Frank saw the darkness in the American soul, but he rarely captured the light. The years during which he shot, edited, and published The Americans — 1955 to 1959 — belonged as much to Elvis Presley and Chuck Berry as to anyone else. They were the commercial avatars of a cultural revolution that was leaving few aspects of American life untouched. This was the decade of rock ‘n’ roll, civil rights, abstract expressionism, and the Beats. Rosa Parks and Martin Luther King, Allen Ginsberg and James Baldwin, Jackson Pollack and Jasper Johns, James Dean and Marilyn Monroe could all lay a claim to it. Coincidentally, if not ironically, Disneyland opened in a Los Angeles suburb just a few months before Frank passed through town.
The ’50s were as exuberant as they were bleak, but we rarely see this in Frank’s photos. (Interestingly, Jack Kerouac, who wrote an introduction for the US edition of The Americans, managed to capture some of both qualities in his early novels.) Nobody relying on The Americans for their knowledge of the US would have anticipated much of what was to come next — the successes of the civil rights and anti-Vietnam War movements, the emergence of women’s and environmental (Green) movements, not to mention hippies, Woodstock, and bell bottom jeans. Frank’s America hadn’t disappeared, as Richard Nixon’s victory in the 1972 presidential election made perfectly clear. It was, however, one America among many.

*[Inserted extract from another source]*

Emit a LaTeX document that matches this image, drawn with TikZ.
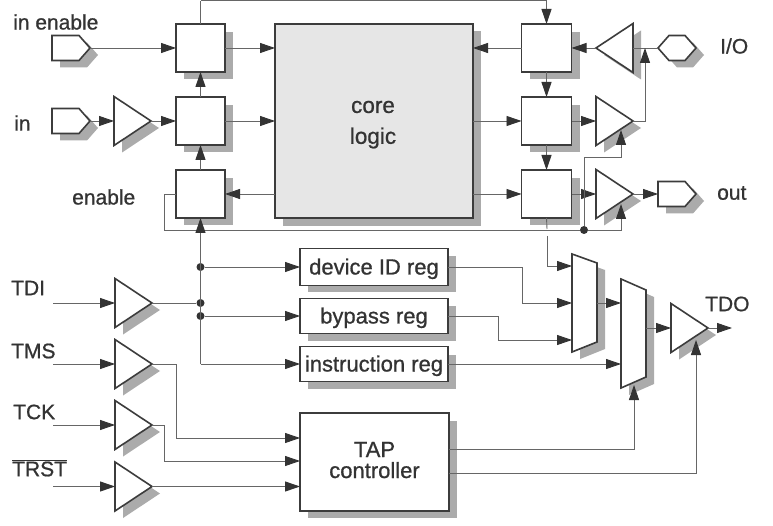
\documentclass[tikz,border=0pt]{standalone}
\usepackage{fontspec}
\setmainfont[FakeBold=0.8]{Liberation Sans}
\usetikzlibrary{arrows.meta,calc}
\definecolor{inkc}{HTML}{3C3C3C}
\definecolor{wirec}{HTML}{666666}
\definecolor{tipc}{HTML}{333333}
\definecolor{shadc}{HTML}{ABABAB}
\definecolor{corec}{HTML}{E6E6E6}
\definecolor{txtc}{HTML}{333333}
\tikzset{
  outline/.style={draw=inkc,line width=1.6pt,fill=white,line join=miter},
  shadfill/.style={fill=shadc,draw=none},
  regbox/.style={outline,rectangle,inner sep=0pt,outer sep=0pt},
  gatebox/.style={rectangle,inner sep=0pt,outer sep=0pt,draw=none,fill=none},
  wire/.style={draw=wirec,line width=0.9pt},
  wirea/.style={wire,-{Triangle[length=15pt,width=10pt,color=tipc]}},
  dotn/.style={circle,fill=tipc,inner sep=0pt,minimum size=8pt},
  lbl/.style={text=txtc,font=\fontsize{21}{23}\selectfont,inner sep=0pt,anchor=west},
  ctr/.style={text=txtc,font=\fontsize{22.5}{24}\selectfont,inner sep=0pt,anchor=center},
}
\newcommand{\lowtxt}[2]{\raisebox{-#1pt}[0pt][0pt]{#2}}
% name, x, centre y, width, height, outline
\newcommand{\gatepoly}[6]{%
  \begin{scope}[shift={(#2,#3)}]
    \fill[shadfill,shift={(8,7)}] #6 -- cycle;
    \draw[outline] #6 -- cycle;
    \node[gatebox,minimum width=#4pt,minimum height=#5pt] (#1) at (#4/2,0) {};
  \end{scope}}
\newcommand{\bufR}[3]{\gatepoly{#1}{#2}{#3}{37}{49}{(0,-24.5) -- (37,0) -- (0,24.5)}}
\newcommand{\bufL}[3]{\gatepoly{#1}{#2}{#3}{37}{49}{(37,-24.5) -- (0,0) -- (37,24.5)}}
\newcommand{\padR}[3]{\gatepoly{#1}{#2}{#3}{38}{25}{(0,-12.5) -- (27,-12.5) -- (38,0) -- (27,12.5) -- (0,12.5)}}
\newcommand{\padH}[3]{\gatepoly{#1}{#2}{#3}{38}{25}{(0,0) -- (11,-12.5) -- (27,-12.5) -- (38,0) -- (27,12.5) -- (11,12.5)}}
% name, centre x, centre y, width, height, text
\newcommand{\reg}[6]{%
  \fill[shadfill] (#2-#4/2+8,#3-#5/2+8) rectangle (#2+#4/2+8,#3+#5/2+7);
  \node[regbox,minimum width=#4pt,minimum height=#5pt,align=center,text=txtc,font=\fontsize{22}{21}\selectfont] (#1) at (#2,#3) {#6};}
\begin{document}
\begin{tikzpicture}[x=1pt,y=-1pt]
\useasboundingbox[fill=white] (0,0) rectangle (773,526);
% core
\fill[shadfill] (283,31) rectangle (481,226);
\node[regbox,fill=corec,minimum width=198pt,minimum height=194pt] (core) at (374,121) {};
\node[ctr] (coretxt) at (373,107) {core};
\node[ctr] (logictxt) at (373,138) {logic};
% left registers
\reg{rie}{200.5}{48}{49}{48}{}
\reg{rin}{200.5}{121}{49}{48}{}
\reg{ren}{200.5}{194}{49}{48}{}
% right registers
\reg{rio}{546.5}{48}{50}{48}{}
\reg{rou}{546.5}{121}{50}{48}{}
\reg{rop}{546.5}{194}{50}{48}{}
% scan registers
\reg{devreg}{374}{267}{148}{37}{\lowtxt{7.5}{device ID reg}}
\reg{bypreg}{374}{316}{148}{35}{\lowtxt{7.5}{bypass reg}}
\reg{insreg}{374}{364}{148}{35}{\lowtxt{7.5}{instruction reg}}
\reg{tap}{374.5}{462}{149}{98}{\lowtxt{5.5}{TAP}\\\lowtxt{5.5}{controller}}
% pads and buffers
\padR{pie}{52}{48}
\padR{pin}{52}{121}
\bufR{bin}{114}{121}
\bufL{bio}{596}{48}
\padH{pio}{658}{48}
\bufR{bou}{596}{121}
\bufR{bop}{596}{194}
\padR{pou}{658}{194}
\bufR{btdi}{115}{303}
\bufR{btms}{115}{364}
\bufR{btck}{115}{425}
\bufR{btrs}{115}{486.5}
\gatepoly{mxa}{572}{303}{25}{98}{(0,-49) -- (25,-40) -- (25,39) -- (0,49)}
\gatepoly{mxb}{621}{333.5}{25}{109}{(0,-54.5) -- (25,-43.5) -- (25,43.5) -- (0,54.5)}
\bufR{btdo}{671}{328}
% free ends and junctions
\coordinate (tdi) at (53,303);
\coordinate (tms) at (53,364);
\coordinate (tck) at (53,425);
\coordinate (trs) at (53,486.5);
\coordinate (tdoend) at (732,328);
\coordinate (toptop) at (200.5,0.6);
\coordinate (bouen) at (621,130);
\coordinate (bopen) at (621,204);
\coordinate (tdoen) at (696,340);
\coordinate (mxsel) at (634,385);
\coordinate (ioup) at (645,48);
\coordinate (mxa1) at (572,266);
\coordinate (mxa2) at (572,303);
\coordinate (mxa3) at (572,340);
\coordinate (mxb2) at (621,364);
\coordinate (tap1) at (300,438);
\coordinate (tap2) at (300,461);
\coordinate (vbot) at (200.5,364);
\coordinate (hop) at (547,236);
\coordinate (hopb) at (547,229);
\node[dotn] (d1) at (200.5,267) {};
\node[dotn] (d2) at (200.5,303) {};
\node[dotn] (d3) at (200.5,316) {};
\node[dotn] (dout) at (584,230) {};
% top side
\draw[wirea] (pie.east) -- (rie.west);
\draw[wirea] (pin.east) -- (bin.west);
\draw[wirea] (bin.east) -- (rin.west);
\draw[wirea] (rie.east) -- (rie.east -| core.west);
\draw[wirea] (rin.east) -- (rin.east -| core.west);
\draw[wirea] (ren.east -| core.west) -- (ren.east);
\draw[wirea] (rin.north) -- (rie.south);
\draw[wirea] (ren.north) -- (rin.south);
\draw[wire] (rie.north) -- (toptop);
\draw[wirea] (toptop) -- (toptop -| rio.north) -- (rio.north);
\draw[wirea] (rio.west) -- (rio.west -| core.east);
\draw[wirea] (rou.west -| core.east) -- (rou.west);
\draw[wirea] (rop.west -| core.east) -- (rop.west);
\draw[wirea] (rio.south) -- (rou.north);
\draw[wirea] (rou.south) -- (rop.north);
\draw[wirea] (bio.west) -- (rio.east);
\draw[wirea] (rou.east) -- (bou.west);
\draw[wirea] (rop.east) -- (bop.west);
\draw[wire] (pio.west) -- (bio.east);
\draw[wirea] (bou.east) -| (ioup);
\draw[wirea] (bop.east) -- (pou.west);
\draw[wire] (ren.west) -- ++(-12,0) |- (dout);
\draw[wirea] (dout) |- ($(bouen)+(0,27)$) -- (bouen);
\draw[wirea] (dout) -| (bopen);
\draw[wire] (rop.south) -- (hopb);
\draw[wirea] (hop) |- (mxa1);
% scan path
\draw[wirea] (vbot) -- (ren.south);
\draw[wirea] (d1) -- (devreg.west);
\draw[wirea] (d3) -- (d3 -| bypreg.west);
\draw[wirea] (vbot) -- (insreg.west);
\draw[wirea] (tdi) -- (btdi.west);
\draw[wirea] (tms) -- (btms.west);
\draw[wirea] (tck) -- (btck.west);
\draw[wirea] (trs) -- (btrs.west);
\draw[wire] (btdi.east) -- (d2);
\draw[wirea] (btms.east) -- ++(24,0) |- (tap1);
\draw[wirea] (btck.east) -- ++(12,0) |- (tap2);
\draw[wirea] (btrs.east) -- (btrs.east -| tap.west);
\draw[wirea] (devreg.east) -- ++(74,0) |- (mxa2);
\draw[wirea] (bypreg.east) -- ++(50,0) |- (mxa3);
\draw[wirea] (insreg.east) -- (mxb2);
\draw[wirea] (mxa2 -| mxa.east) -- (mxa2 -| mxb.west);
\draw[wirea] (btdo.west -| mxb.east) -- (btdo.west);
\draw[wirea] (btdo.east) -- (tdoend);
\draw[wirea] ($(tap.east)+(0,-13)$) -| (mxsel);
\draw[wirea] ($(tap.east)+(0,11)$) -| (tdoen);
% labels
\node[lbl] (tie) at (13,22) {in enable};
\node[lbl] (tin) at (14,123) {in};
\node[lbl] (ten) at (72,197) {enable};
\node[lbl] (tio) at (720,46) {I/O};
\node[lbl] (tou) at (717,193) {out};
\node[lbl] (ttdi) at (11,288) {TDI};
\node[lbl] (ttms) at (11,351) {TMS};
\node[lbl] (ttck) at (13,412) {TCK};
\node[lbl] (ttrs) at (12,468) {$\overline{\mbox{TRST}}$};
\node[lbl] (ttdo) at (705,304) {TDO};
\end{tikzpicture}
\end{document}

It does nothing to diminish Frank’s achievement to say that the truths he captured in The Americans are partial and contingent, rather than comprehensive and absolute. The insights are powerful, the photographs are beautiful, and we cannot plausibly ask for anything more. The book remains essential reading and viewing for anyone who wants to understand the history of photography or the nature of American society in the 1950s.